William T. Cosgrave to Justice Richard Feetham (London)

Dublin, 10 July 1924

Dear Mr Justice Feetham

My Ministers and myself have given careful consideration to the suggestion made by you at our recent interview, namely, that an open conference should take place between Sir James Craig and myself in your presence as to areas of consultation and methods of consultation on either side of the Boundary with a view to arriving at an agreement and to restricting the scope of the Commission to giving formal effect to any agreement so reached. Several conferences have already taken place, and my Government have shown the keenest desire to arrive at a friendly agreement, but I am compelled to say that not only has no agreement been arrived at, but no progress has been made in that direction. Great delay has already taken place in the carrying out of Article 12 of the Treaty, and this delay has already been the subject of discussion in the Dáil. My Government consider that any further conferences, such as you suggest, would only lead to further delay, and they are satisfied that neither the people nor the Dáil would approve or countenance any such delay.

We further consider that any such conferences would necessarily involve the raising and debate of various political questions, the discussion of which would certainly not assist you in the difficult judicial functions which you have to perform.
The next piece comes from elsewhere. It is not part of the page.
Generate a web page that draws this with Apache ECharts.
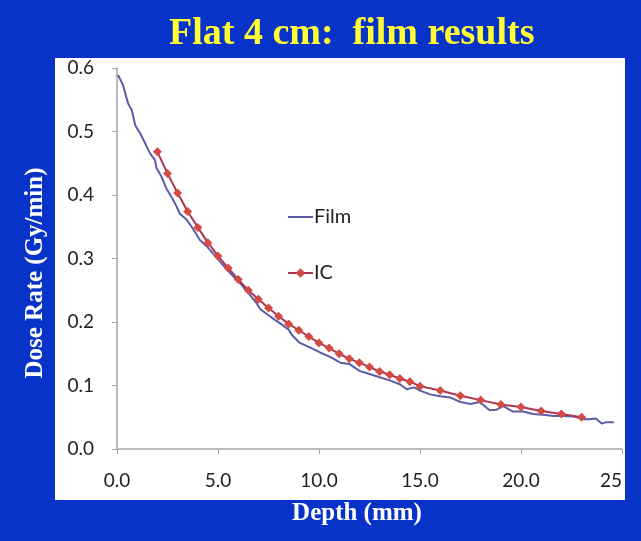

I may also point out that it is very questionable to what extent, if any, an agreement between Sir James Craig and myself or between the two Governments can control the provisions of Article 12 of the Treaty, which provides for the determination of the Boundary in accordance with the wishes of the inhabitants so far as may be compatible with economic and geographical conditions. The governing factor in the minds of those who negotiated the Treaty was that in the event of the address mentioned in Article 12 being presented, the inhabitants of those disputed areas should elect whether they would remain subject to the control of the Parliament and Government of Northern Ireland or would come under the jurisdiction of the Parliament and Government of the Irish Free State. The function of the Commission is to ascertain those wishes and determine the Boundary in accordance therewith, and it appears to us that no further delay should be allowed to take place in having the Commission set up for this purpose.

After the Commission has been constituted, my Government will carefully consider any suggestions made either by the Commission or by the Government of Northern Ireland with a view to reducing and facilitating the work of the Commission, but, pending the constitution of the Commission, they do not see their way to accept the proposal which you have made to me.